FORT LEE, Va. (July 2, 2015)
“If thy brother shall trespass against thee, go and tell him his fault between thee and him alone: if he shall hear thee, thou hast gained thy brother.” (Matthew 18:15)
Every day countless scores of people cross forbidden boundaries and trespass onto restricted areas without being corrected. Fortunately, I am not speaking from a national security perspective.
On the contrary, I am addressing the more personal and intimate aspects of trespasses: those on the personage, emotions and time of others. Moreover, I will address why it is important to establish and enforce boundaries with others.
For this article, I have coined the term “trespass abuse.” That is when a person you are in relationship with (courtship, kinship, friendship or other) violates your personage, emotions and/or time.
• Personage – your worth as a person and/or significance in the relationship.
• Emotions – the “reasonable and realistic” things that need to be said and/or done by the other person to affirm and maintain your sense of security and fulfillment in the relationship while you reciprocate the same.
• Time – your ability to manage time and care for yourself without someone depriving you of a “reasonable and realistic” amount of personal time and space.
In real estate, boundaries help to prevent people from trespassing on each other’s land. Coupled with boundaries are fences that help to keep out unwanted intruders while safely keeping in our prized possessions. As such, it is just as important to establish clear relationship boundaries in all interpersonal relationships in order for the relationship to be both healthy and safe. In fact, good interpersonal boundaries help to filter out the wrong people from our lives while nurturing the relationships with the right people.
What would you do if you arrived home from work and found your neighbor building an addition on the side of their house that extended onto your property? Even worse, as you get out of the car, the neighbor greets you with a smile and a quick, “Sorry for not asking. but I didn’t think you would mind.” Would their smile and sweet demeanor sway you from correcting them? Without pause, I am sure you the answer is no.
Strangely however, countless scores of people struggle with correcting others for trespassing on their personage, emotions, and/or time, even when the violation is just as egregious as this disrespectful neighbor.
Did you know, if you fail to correct this disrespectful neighbor for encroaching on your land that after a certain number of years, in most states, he could legally claim squatter’s rights to your property?
As a chaplain, I counsel scores of people who are caught in a vicious cycle of trespass abuse. For example: the person whose spouse refuses to stick to the budget or help do anything around the house; the person who gets a call from family or friends every month asking for money they either do not have and/or should not give; the person who is cheated on and/or abused by a partner who promises to change but never does. And the list goes on.
These individuals struggle with establishing and asserting interpersonal boundaries within their most intimate relationships, and as such, endure a constant barrage of trespass abuses. Even worse, some misinterpret scripture and falsely believe God is somehow pleased with them allowing themselves to be doormats of disappointment, loneliness and pain for others to wipe their feet on. Others say they were raised to believe trespass abuses are normal, but they are not.
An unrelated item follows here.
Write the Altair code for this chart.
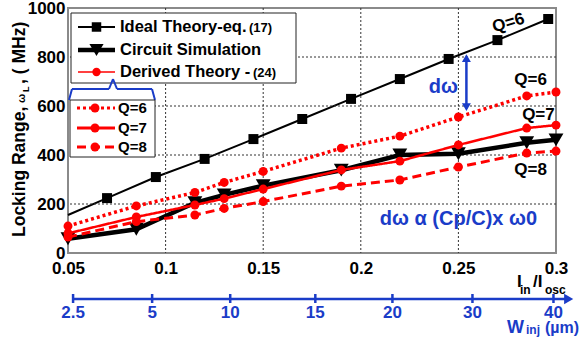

But Chaplain, what about my responsibility to forgive those who trespass against me? Great question! Yes, we are commanded to forgive others; however, you have the God-given right to fully forgive someone while still not trusting and granting them full access to your personage, emotions and time; especially, after they have shown a propensity to violate that trust. Forgiven coupled with boundaries is godly and wise.
In conclusion, if you struggle with creating and enforcing interpersonal boundaries, I encourage you to study the life of Jesus from this milieu. The son of God did not allow others to use/manipulate Him, He corrected and confronted, and He did not shy away from the truth or compromise His personage even when it meant His rejection. Coupled with the scriptures, I highly recommend Dr. Henry Cloud’s book, Boundaries.